In a gesture that speaks louder than any diplomatic cable, Volodymyr Zelensky has returned the highest state honour awarded by Poland. The decision, announced late Tuesday, comes after the Polish government stripped the award from the Ukrainian president in a move that has left observers in both capitals reaching for the smelling salts. The Order of the White Eagle, a ribbon and star that symbolises centuries of Polish statehood, now sits in a drawer somewhere in Kyiv rather than on a presidential chest.
The official reason for the Polish decision is opaque, but the subtext is not. Tensions have been mounting over grain exports, historical memory and the steady drip of war fatigue. Poland, once Ukraine's most vocal ally, now finds itself balancing solidarity with the domestic pressures of an election year and a farming lobby furious about cheap Ukrainian grain flooding the market. On the streets of Warsaw, the mood has shifted.
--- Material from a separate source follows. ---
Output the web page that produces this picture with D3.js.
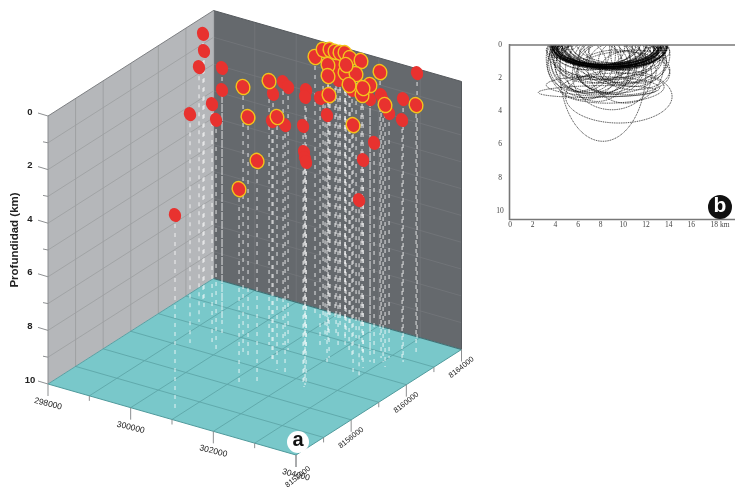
<!DOCTYPE html>
<html><head><meta charset="utf-8">
<script src="https://cdnjs.cloudflare.com/ajax/libs/d3/7.8.5/d3.min.js"></script>
<style>html,body{margin:0;padding:0;background:#fff}svg{display:block;filter:blur(.3px)}</style>
</head><body><svg id="c" width="738" height="489"></svg>
<script>
const eastTicks=[298000,299000,300000,301000,302000,303000,304000];
const eastLabels=["298000","300000","302000","304000"];
const northTicks=[8152000,8154000,8156000,8158000,8160000,8162000,8164000];
const northLabels=["8152000","8156000","8160000","8164000"];
const depthTicks=[0,1,2,3,4,5,6,7,8,9,10];
const depthLabels=["0","2","4","6","8","10"];
const evEast=[298389,298719,298898,299570,299177,299718,299297,299968,300854,300419,300659,300670,301129,300904,301118,301457,301165,301775,301438,301216,301419,301611,302338,302354,302318,302257,301573,301474,302012,302109,302911,303025,302842,303011,300730,302261,303010,303439,303353,303336,302880,303019,303183,303014,300812,300928,301064,301174,301284,301498,301734,301262,301524,301755,301939,302137,302615,302487,302423,301331,301939,302317,301822,302801,301474,301563];
const evNorth=[8162076,8161156,8160259,8159913,8161090,8158746,8158409,8158287,8152656,8158894,8158535,8160027,8158940,8160341,8160062,8158245,8158760,8157874,8156853,8156214,8160466,8159816,8157495,8157517,8157697,8157954,8161016,8161678,8160355,8159917,8159402,8160581,8160334,8159537,8163179,8163306,8163745,8162388,8161704,8161681,8161524,8161254,8160906,8161703,8163516,8163674,8163629,8163663,8163697,8163417,8163507,8162530,8161746,8162285,8162532,8161432,8160940,8161904,8161590,8163192,8161735,8161107,8161577,8160962,8162474,8162934];
const evDepth=[.07,.26,.49,.11,1.49,1.01,1.46,1.34,2.65,.11,1.01,.15,.07,.19,.19,.56,1.01,.6,1.75,2.69,.3,.26,.26,1.23,1.53,1.79,.71,.9,.19,.75,.6,1.6,2.24,3.4,.26,.19,.04,.6,.19,.97,.19,.22,.22,.86,.07,.07,.07,.07,.04,.04,.07,.11,.15,.11,.15,.11,.11,.11,.15,.11,.11,.11,.11,.19,.11,.11];
const evRing=[0,0,0,0,0,0,0,0,0,1,1,1,0,0,0,1,0,0,1,1,0,0,0,0,0,0,0,0,1,0,1,0,0,0,1,1,0,1,0,0,0,0,1,0,1,1,1,1,1,1,1,1,1,1,1,1,1,1,1,0,0,0,0,0,0,1];
const bTicksX=[0,2,4,6,8,10,12,14,16];
const bTicksY=[0,2,4,6,8,10];
const ellCx=[8.2,7.7,9.6,6.5,9.0,8.5,8.7,8.2,8.9,9.3,7.9,8.4,8.6,9.1,8.0,8.8,8.3,9.4,7.6,8.5,8.9,7.8,9.2,8.6,8.1,8.7,9.0,7.4,8.3,9.6,7.2,10.0,6.9,10.3,7.6,8.3,9.1,7.2,9.8,8.4,6.6,9.6,7.8,8.7,7.0,10.4,8.9,7.5,9.4,6.4,10.8,8.2,9.0,7.7,10.0,8.5,6.2,11.0,8.9,8.6,9.0,8.4,8.8,9.2,8.5,8.7,9.1,8.3,9.0,8.6,8.8,8.2,9.3,8.7,8.9,8.5,9.0,8.4,8.6,8.8,7.0,10.2,5.9,11.5,8.0,9.5];
const ellCy=[1.5,2.8,3.1,0.8,1.8,-.2,-.3,-.1,.0,-.4,-.2,.1,-.1,-.3,.0,.1,-.4,.0,-.1,.2,-.2,-.3,.1,.0,.2,-.1,.3,.0,-.2,-.1,.1,.0,.2,.1,.5,.7,.6,.8,.7,.9,1.0,.9,1.2,1.1,1.3,1.0,1.4,1.0,1.6,.6,1.0,2.5,2.6,1.5,1.7,.5,.3,1.5,.1,.0,.2,.1,.2,.0,.3,.1,.3,.0,.1,.2,.0,.3,.1,.4,.3,.4,.2,.4,.3,.5,1.0,1.1,1.2,.6,.3,.4];
const ellRx=[3.8,5.2,4.7,3.3,3.5,4.6,4.4,4.2,4.5,4.1,4.3,4.4,4.8,4.3,4.0,4.6,3.9,4.0,3.9,4.2,4.4,3.8,4.1,4.7,4.3,3.6,4.0,3.7,3.8,3.7,3.6,3.5,3.2,3.4,3.9,4.2,3.8,3.4,3.7,4.3,3.0,3.6,3.4,3.1,3.0,3.4,2.9,3.6,3.5,2.9,3.0,5.0,4.6,2.8,4.1,5.2,2.6,3.1,5.0,4.9,4.8,4.7,5.0,4.6,4.6,4.9,4.5,4.8,4.9,4.7,5.1,4.5,4.5,4.4,4.7,4.6,4.8,4.3,4.5,4.2,3.6,3.4,2.6,2.6,4.8,4.6];
const ellRy=[4.3,.35,1.6,2.5,2.1,1.4,1.6,1.3,1.3,1.7,1.5,1.1,1.3,1.6,1.2,1.2,1.6,1.2,1.3,1.0,1.4,1.5,1.0,1.2,.95,1.4,1.0,1.3,1.5,1.2,1.4,1.5,1.3,1.6,1.6,1.4,1.5,1.5,1.6,1.4,1.9,1.5,1.7,1.8,1.6,1.3,1.6,2.0,1.3,2.2,1.5,.6,.9,1.9,1.3,1.5,1.8,1.2,1.4,1.3,1.2,1.3,1.1,1.5,1.05,1.35,1.1,1.45,1.3,1.15,1.4,1.0,1.35,.95,1.1,.9,1.2,.95,1.0,.85,2.2,2.4,1.6,1.7,.8,.9];
const ellRot=[0,-1,0,0,0,0,0,0,0,0,0,0,0,0,0,0,0,0,0,0,0,0,0,0,0,0,0,0,0,0,0,0,0,0,0,0,0,0,0,0,0,0,0,0,0,0,0,0,0,0,0,1.5,-1.5,0,0,0,0,0,0,0,0,0,0,0,0,0,0,0,0,0,0,0,0,0,0,0,0,0,0,0,0,0,0,0,0,0];

const svg=d3.select("#c");
const fE=d3.scaleLinear().domain([298000,304000]).range([0,1]);
const fN=d3.scaleLinear().domain([8152000,8164000]).range([0,1]);
const fD=d3.scaleLinear().domain([0,10]).range([116,384]);
const P=(e,n,d)=>{const a=fE(e),b=fN(n);return [48+248*a+165.5*b, fD(d)+71*a-105.5*b];};
const e0=298000,e1=304000,n0=8152000,n1=8164000;
const poly=(pts,fill)=>svg.append("polygon").attr("points",pts.map(p=>p.join(",")).join(" ")).attr("fill",fill);
const seg=(a,b,col,w)=>svg.append("line").attr("x1",a[0]).attr("y1",a[1]).attr("x2",b[0]).attr("y2",b[1]).attr("stroke",col).attr("stroke-width",w);
poly([P(e0,n0,0),P(e0,n1,0),P(e0,n1,10),P(e0,n0,10)],"#b5b7ba");
poly([P(e0,n1,0),P(e1,n1,0),P(e1,n1,10),P(e0,n1,10)],"#65696d");
poly([P(e0,n0,10),P(e1,n0,10),P(e1,n1,10),P(e0,n1,10)],"#79c8ca");
depthTicks.slice(1,-1).forEach(d=>{seg(P(e0,n0,d),P(e0,n1,d),"#9c9ea0",.8);seg(P(e0,n1,d),P(e1,n1,d),"#75797d",.7);});
northTicks.slice(1,-1).forEach(n=>{seg(P(e0,n,0),P(e0,n,10),"#9c9ea0",.9);seg(P(e0,n,10),P(e1,n,10),"#5ea6a8",.9);});
eastTicks.slice(1,-1).forEach(e=>{seg(P(e,n1,0),P(e,n1,10),"#75797d",.7);seg(P(e,n0,10),P(e,n1,10),"#5ea6a8",.9);});
seg(P(e0,n1,0),P(e0,n1,10),"#a9abae",1.2);
seg(P(e0,n0,0),P(e0,n1,0),"#7d7f82",1);
seg(P(e0,n1,0),P(e1,n1,0),"#55595d",1);
seg(P(e0,n0,0),P(e0,n0,10),"#8a8c8f",1);
seg(P(e1,n1,0),P(e1,n1,10),"#55595d",1);
seg(P(e0,n0,10),P(e1,n0,10),"#4f9a9c",1);
seg(P(e1,n0,10),P(e1,n1,10),"#4f9a9c",1);
seg(P(e0,n1,10),P(e1,n1,10),"#3f6f73",1.2);
seg(P(e0,n0,10),P(e0,n1,10),"#5a9fa2",1);
evEast.forEach((e,i)=>{seg(P(e,evNorth[i],evDepth[i]),P(e,evNorth[i],10),"#ffffff",1.3).attr("stroke-dasharray","4 5").attr("opacity",.62);});
const order=d3.range(evEast.length).sort((a,b)=>evRing[a]-evRing[b]||a-b);
order.forEach(i=>{const p=P(evEast[i],evNorth[i],evDepth[i]);
 svg.append("ellipse").attr("cx",p[0]).attr("cy",p[1]).attr("rx",evRing[i]?6.7:6).attr("ry",evRing[i]?7.7:7.2)
 .attr("transform",`rotate(-22 ${p[0]} ${p[1]})`).attr("fill","#e8322f")
 .attr("stroke",evRing[i]?"#f3c31c":"none").attr("stroke-width",1.4);});
const txt=(x,y,s,size,rot)=>{const t=svg.append("text").attr("x",x).attr("y",y).attr("text-anchor","middle").attr("dominant-baseline","middle")
 .attr("font-family","Liberation Sans").attr("font-size",size).attr("fill","#222").text(s);
 if(rot)t.attr("transform",`rotate(${rot} ${x} ${y})`);return t;};
eastTicks.forEach((e,i)=>{const p=P(e,n0,10);const L=i%2==0;seg(p,[p[0],p[1]+(L?12:5)],"#8d8f91",1);
 if(L)txt(p[0],p[1]+20,eastLabels[i/2],8.5,14);});
northTicks.forEach((n,i)=>{const p=P(e1,n,10);const L=i%2==0;seg(p,[p[0],p[1]+(L?12:5)],"#8d8f91",1);
 if(L)txt(p[0]+(i==0?2:0),p[1]+(i==0?22:18),northLabels[i/2],7.6,-38);});
depthTicks.forEach((d,i)=>{const p=P(e0,n0,d);const L=i%2==0;seg(p,[p[0]-(L?10:5),p[1]-(L?3:1)],"#8d8f91",1);
 if(L)txt(p[0]-18,p[1]-4,depthLabels[i/2],9.5).attr("font-weight","bold");});
txt(15,240,"Profundidad (km)",11.5,-90).attr("font-weight","bold");
svg.append("circle").attr("cx",298).attr("cy",442).attr("r",11).attr("fill","#fff");
txt(298,441,"a",20).attr("font-weight","bold").attr("fill","#111");
const bx=d3.scaleLinear().domain([0,18]).range([510,714]);
const by=d3.scaleLinear().domain([0,10]).range([45,211]);
svg.append("defs").append("clipPath").attr("id","bc").append("rect").attr("x",510).attr("y",45).attr("width",224).attr("height",174);
const gb=svg.append("g").attr("clip-path","url(#bc)");
ellCx.forEach((c,i)=>{const cx=bx(c),cy=by(ellCy[i]);
 gb.append("ellipse").attr("cx",cx).attr("cy",cy).attr("rx",bx(ellRx[i])-bx(0)).attr("ry",by(ellRy[i])-by(0))
 .attr("transform",`rotate(${ellRot[i]} ${cx} ${cy})`).attr("fill","none").attr("stroke","#000").attr("stroke-width",.8).attr("stroke-dasharray","1 0.8");});
seg([509,45],[735,45],"#777",1.6);seg([509.5,44],[509.5,220],"#777",1.6);seg([509,219.5],[735,219.5],"#777",1.6);
const serif=(x,y,s)=>txt(x,y,s,7.5).attr("font-family","Liberation Serif").attr("fill","#444");
bTicksX.forEach(v=>serif(bx(v),225,String(v)));
serif(bx(18)+6,225,"18 km");
bTicksY.forEach(v=>serif(500,by(v),String(v)));
svg.append("circle").attr("cx",720).attr("cy",207).attr("r",12).attr("fill","#111");
txt(720,206,"b",21).attr("font-weight","bold").attr("fill","#fff");
</script></body></html>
Where once there were posters of Zelensky as a modern-day knight, there is now a more complex picture. People are tired. They are cold. They are asked to sacrifice for a war that, however just, feels increasingly distant from their daily struggles over inflation and energy bills.
For Zelensky, the returned honour is a careful piece of political theatre. By surrendering the decoration before it could be formally revoked, he reclaims a sliver of agency. He is not a passive recipient of Polish displeasure but an active player in a drama that is as much about symbolism as it is about substance. The move also deflects attention from Ukraine's own internal fractures and the grinding reality of a counteroffensive that has yet to deliver a decisive breakthrough.
The human cost of this diplomatic snub is harder to measure. On the border crossing at Medyka, Ukrainian refugees still queue for hours. Polish volunteers still hand out soup and blankets. But the warmth has cooled. The language of brotherhood has been replaced by the careful lexicon of bilateral relations. A returned medal does not close a border or stop a shell, but it does send a signal to every Ukrainian in Poland: your fight is no longer our fight in quite the same way.
What happens next is uncertain. Both leaders know that open conflict would be a gift to Moscow, which watches these squabbles with barely concealed glee. But the trust has been frayed. The ribbon has been returned. And on both sides of the border, people are left to wonder what the next gesture will be, and whether the bonds of solidarity can survive the weight of reality.